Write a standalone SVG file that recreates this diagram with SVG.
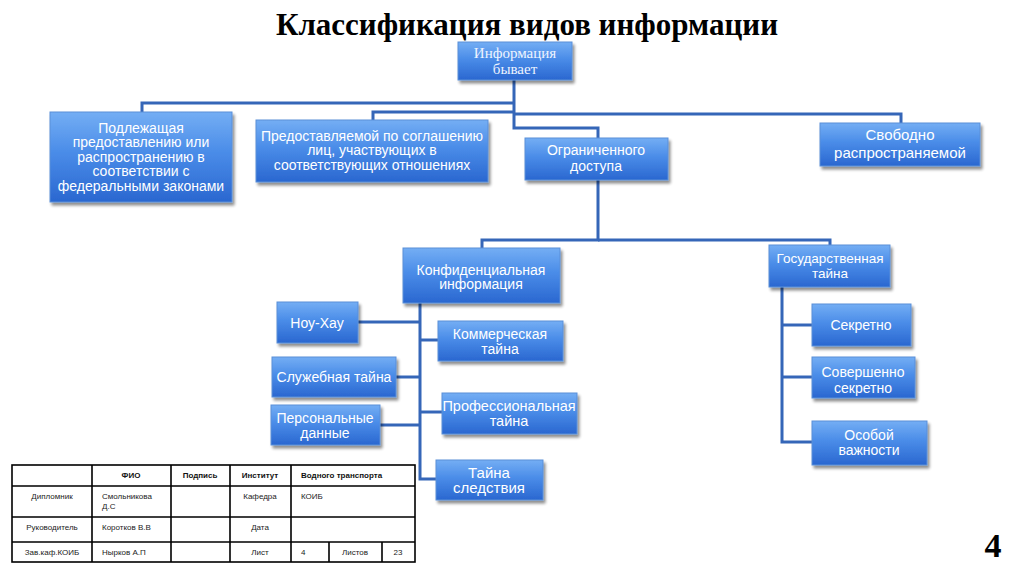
<svg xmlns="http://www.w3.org/2000/svg" width="1024" height="574" viewBox="0 0 1024 574">
<defs>
<linearGradient id="g" x1="0" y1="0" x2="0" y2="1">
<stop offset="0" stop-color="#74aef4"/>
<stop offset="0.45" stop-color="#4a8ce8"/>
<stop offset="1" stop-color="#2a67d0"/>
</linearGradient>
<filter id="sh" x="-10%" y="-10%" width="125%" height="135%">
<feGaussianBlur in="SourceAlpha" stdDeviation="1.6"/>
<feOffset dx="2" dy="3" result="b"/>
<feComponentTransfer><feFuncA type="linear" slope="0.45"/></feComponentTransfer>
<feMerge><feMergeNode/><feMergeNode in="SourceGraphic"/></feMerge>
</filter>
</defs>
<style>
.box{fill:url(#g);stroke:#5a8fd8;stroke-width:1;filter:url(#sh)}
.t{font-family:"Liberation Sans",Arial,sans-serif;font-size:14px;fill:#ffffff;text-anchor:middle}
.ts{font-family:"Liberation Serif","Times New Roman",serif;font-size:15px;fill:#eef4ff;text-anchor:middle}
.c{fill:none;stroke:#3566b8;stroke-width:3}
.tbl{fill:none;stroke:#000;stroke-width:1.6}
.tx{font-family:"Liberation Sans",Arial,sans-serif;font-size:8px;fill:#222}
.tb{font-family:"Liberation Sans",Arial,sans-serif;font-size:8px;font-weight:bold;fill:#111}
</style>
<rect width="1024" height="574" fill="#ffffff"/>
<text x="527" y="35" font-family="'Liberation Serif','Times New Roman',serif" font-size="31" font-weight="bold" text-anchor="middle" fill="#000">Классификация видов информации</text>

<g id="connectors">
<path class="c" d="M514 80 V128 H598 V138"/>
<path class="c" d="M514 103 H142 V112"/>
<path class="c" d="M514 112 H373 V120"/>
<path class="c" d="M514 114 H901 V123"/>
<path class="c" d="M598 180 V240 H482 V248"/>
<path class="c" d="M598 240 H830 V245"/>
<path class="c" d="M420 303 V479 H436"/>
<path class="c" d="M358 322 H420"/>
<path class="c" d="M420 340 H438"/>
<path class="c" d="M396 377 H420"/>
<path class="c" d="M420 412 H442"/>
<path class="c" d="M380 425 H420"/>
<path class="c" d="M782 287 V442 H812"/>
<path class="c" d="M782 325 H812"/>
<path class="c" d="M782 377 H812"/>
</g>

<g id="n1"><rect class="box" x="458" y="42" width="114" height="38"/><text class="ts" x="515" y="58">Информация</text><text class="ts" x="515" y="74">бывает</text></g>
<g id="n2"><rect class="box" x="50" y="112" width="182" height="90"/><text class="t" x="141" y="133">Подлежащая</text><text class="t" x="141" y="147">предоставлению или</text><text class="t" x="141" y="162">распространению в</text><text class="t" x="141" y="176">соответствии с</text><text class="t" x="141" y="191">федеральными законами</text></g>
<g id="n3"><rect class="box" x="256" y="120" width="232" height="62"/><text class="t" x="372" y="141">Предоставляемой по соглашению</text><text class="t" x="372" y="155">лиц, участвующих в</text><text class="t" x="372" y="170">соответствующих отношениях</text></g>
<g id="n4"><rect class="box" x="525" y="138" width="143" height="42"/><text class="t" x="596" y="155">Ограниченного</text><text class="t" x="596" y="171">доступа</text></g>
<g id="n5"><rect class="box" x="820" y="123" width="160" height="43"/><text class="t" x="900" y="140" style="font-size:15px">Свободно</text><text class="t" x="900" y="158" style="font-size:15px">распространяемой</text></g>
<g id="n6"><rect class="box" x="403" y="248" width="157" height="55"/><text class="t" x="481" y="275">Конфиденциальная</text><text class="t" x="481" y="289">информация</text></g>
<g id="n7"><rect class="box" x="769" y="245" width="121" height="42"/><text class="t" x="830" y="263" style="font-size:13.5px">Государственная</text><text class="t" x="830" y="278" style="font-size:13.5px">тайна</text></g>
<g id="n8"><rect class="box" x="277" y="302" width="81" height="41"/><text class="t" x="317" y="328">Ноу-Хау</text></g>
<g id="n9"><rect class="box" x="438" y="321" width="125" height="40"/><text class="t" x="500" y="339">Коммерческая</text><text class="t" x="500" y="354">тайна</text></g>
<g id="n10"><rect class="box" x="272" y="357" width="124" height="40"/><text class="t" x="334" y="382">Служебная тайна</text></g>
<g id="n11"><rect class="box" x="442" y="393" width="135" height="41"/><text class="t" x="509" y="411" style="font-size:14.5px">Профессиональная</text><text class="t" x="509" y="426" style="font-size:14.5px">тайна</text></g>
<g id="n12"><rect class="box" x="271" y="405" width="109" height="40"/><text class="t" x="325" y="423">Персональные</text><text class="t" x="325" y="438">данные</text></g>
<g id="n13"><rect class="box" x="436" y="460" width="107" height="40"/><text class="t" x="489" y="478" style="font-size:15px">Тайна</text><text class="t" x="489" y="493" style="font-size:15px">следствия</text></g>
<g id="n14"><rect class="box" x="812" y="304" width="99" height="42"/><text class="t" x="861" y="330">Секретно</text></g>
<g id="n15"><rect class="box" x="812" y="357" width="103" height="41"/><text class="t" x="863" y="377">Совершенно</text><text class="t" x="863" y="393">секретно</text></g>
<g id="n16"><rect class="box" x="812" y="421" width="115" height="44"/><text class="t" x="869" y="440">Особой</text><text class="t" x="869" y="455">важности</text></g>

<g id="table">
<rect class="tbl" x="12" y="465" width="403" height="97"/>
<path class="tbl" d="M12 486 H415 M12 517 H415 M12 542 H415 M92 465 V562 M171 465 V562 M230 465 V562 M291 465 V562 M329 542 V562 M382 542 V562"/>
<text class="tb" x="131" y="478" text-anchor="middle">ФИО</text>
<text class="tb" x="200" y="478" text-anchor="middle">Подпись</text>
<text class="tb" x="260" y="478" text-anchor="middle">Институт</text>
<text class="tb" x="301" y="478">Водного транспорта</text>
<text class="tx" x="52" y="499" text-anchor="middle">Дипломник</text>
<text class="tx" x="102" y="499">Смольникова</text>
<text class="tx" x="102" y="509">Д.С</text>
<text class="tx" x="260" y="499" text-anchor="middle">Кафедра</text>
<text class="tx" x="301" y="499">КОИБ</text>
<text class="tx" x="52" y="530" text-anchor="middle">Руководитель</text>
<text class="tx" x="102" y="530">Коротков В.В</text>
<text class="tx" x="260" y="530" text-anchor="middle">Дата</text>
<text class="tx" x="52" y="555" text-anchor="middle">Зав.каф.КОИБ</text>
<text class="tx" x="102" y="555">Нырков А.П</text>
<text class="tx" x="260" y="555" text-anchor="middle">Лист</text>
<text class="tx" x="301" y="555">4</text>
<text class="tx" x="355" y="555" text-anchor="middle">Листов</text>
<text class="tx" x="398" y="555" text-anchor="middle">23</text>
</g>

<text x="993" y="557" font-family="'Liberation Serif','Times New Roman',serif" font-size="34" font-weight="bold" text-anchor="middle" fill="#000">4</text>
</svg>
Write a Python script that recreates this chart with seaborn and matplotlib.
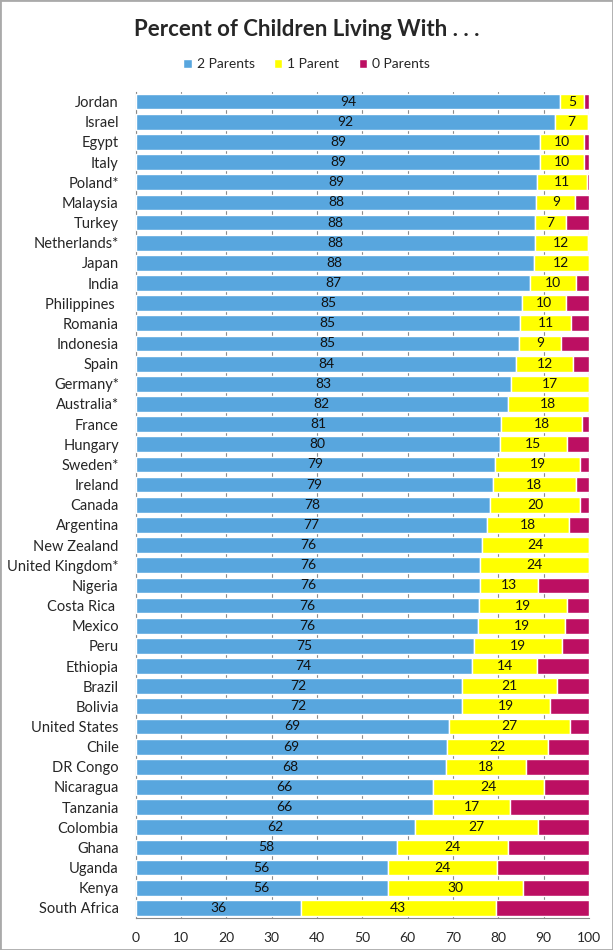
import numpy as np
import matplotlib
matplotlib.use("Agg")
import matplotlib.pyplot as plt
import seaborn as sns
from matplotlib.patches import Rectangle

# Data (percent of children)
countries = [
    "Jordan", "Israel", "Egypt", "Italy", "Poland*", "Malaysia", "Turkey",
    "Netherlands*", "Japan", "India", "Philippines ", "Romania", "Indonesia",
    "Spain", "Germany*", "Australia*", "France", "Hungary", "Sweden*",
    "Ireland", "Canada", "Argentina", "New Zealand", "United Kingdom*",
    "Nigeria", "Costa Rica ", "Mexico", "Peru", "Ethiopia", "Brazil",
    "Bolivia", "United States", "Chile", "DR Congo", "Nicaragua", "Tanzania",
    "Colombia", "Ghana", "Uganda", "Kenya", "South Africa",
]
two_parents = [
    93.7, 92.4, 89.3, 89.3, 88.6, 88.4, 88.1, 88.1, 87.8, 87.1, 85.3, 84.8,
    84.6, 84.0, 82.9, 82.1, 80.7, 80.3, 79.2, 78.8, 78.1, 77.4, 76.3, 76.0,
    76.0, 75.8, 75.6, 74.6, 74.2, 72.0, 72.0, 69.2, 68.7, 68.4, 65.6, 65.6,
    61.6, 57.7, 55.7, 55.6, 36.4,
]
one_parent = [
    5.2, 7.4, 9.6, 9.6, 10.9, 8.6, 6.8, 11.6, 12.2, 10.1, 9.6, 11.3,
    9.3, 12.4, 17.1, 17.9, 17.8, 14.8, 18.9, 18.3, 20.0, 18.3, 23.7, 24.0,
    12.7, 19.4, 19.2, 19.4, 14.4, 21.0, 19.4, 26.6, 22.3, 17.7, 24.4, 17.0,
    27.2, 24.4, 24.1, 29.9, 43.1,
]
zero_parents = [
    1.1, 0.2, 1.1, 1.1, 0.5, 3.0, 5.1, 0.3, 0.0, 2.8, 5.1, 3.9,
    6.1, 3.6, 0.0, 0.0, 1.5, 4.9, 1.9, 2.9, 1.9, 4.3, 0.0, 0.0,
    11.3, 4.8, 5.2, 6.0, 11.4, 7.0, 8.6, 4.2, 9.0, 13.9, 10.0, 17.4,
    11.2, 17.9, 20.2, 14.5, 20.5,
]
series_names = ["2 Parents", "1 Parent", "0 Parents"]
colors = ["#58A6DE", "#FFFF00", "#BC0F62"]

sns.set_style("white")
plt.rcParams["font.family"] = ["Lato", "DejaVu Sans"]

fig = plt.figure(figsize=(6.13, 9.5), dpi=100)
ax = fig.add_axes([135.5 / 613, 1 - 918 / 950, (589 - 135.5) / 613, (918 - 91.5) / 950])

y = np.arange(len(countries))
two = np.array(two_parents)
one = np.array(one_parent)
zero = np.array(zero_parents)

bars2 = ax.barh(y, two, height=0.78, color=colors[0], label=series_names[0], zorder=3)
bars1 = ax.barh(y, one, left=two, height=0.78, color=colors[1], label=series_names[1], zorder=3)
bars0 = ax.barh(y, zero, left=two + one, height=0.78, color=colors[2], label=series_names[2], zorder=3)

ax.bar_label(bars2, fmt="%.0f", label_type="center", fontsize=10, color="#111111")
ax.bar_label(bars1, fmt="%.0f", label_type="center", fontsize=10, color="#111111")

ax.set_xlim(0, 100)
ax.set_ylim(len(countries) - 0.5, -0.5)
ax.set_xticks(np.arange(0, 101, 10))
ax.set_yticks(y)
ax.set_yticklabels(countries, fontsize=10.5)
ax.set_yticks(np.arange(-0.5, len(countries), 1), minor=True)
ax.tick_params(axis="y", which="major", length=0, pad=12)
ax.tick_params(axis="y", which="minor", length=4, color="#888888", direction="out")
ax.tick_params(axis="x", which="major", length=4, color="#888888", direction="out", labelsize=10, pad=6)

ax.grid(axis="x", color="#8C8C8C", linewidth=0.8, zorder=0)
ax.grid(axis="y", visible=False)
for side in ["top", "right"]:
    ax.spines[side].set_visible(False)
for side in ["left", "bottom"]:
    ax.spines[side].set_color("#888888")
    ax.spines[side].set_linewidth(0.8)

fig.suptitle("Percent of Children Living With . . .", x=0.5, y=1 - 30 / 950,
             va="center", fontsize=16, fontweight="bold")
fig.legend(handles=[bars2, bars1, bars0], labels=series_names, loc="center",
           bbox_to_anchor=(0.5, 1 - 64 / 950), ncol=3, frameon=False,
           fontsize=10, handlelength=0.6, handleheight=0.6, handletextpad=0.35,
           columnspacing=1.4)

fig.patches.append(Rectangle((0, 0), 1, 1, transform=fig.transFigure, fill=False,
                             edgecolor="#AAAAAA", linewidth=2))

fig.savefig("out.png", dpi=100)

What is expected:
Find all the lines containing "that" in the material, then copy them.

Response below:
Write a standalone SVG file that recreates this diagram with SVG.
Write a Python script that recreates this chart with seaborn and matplotlib.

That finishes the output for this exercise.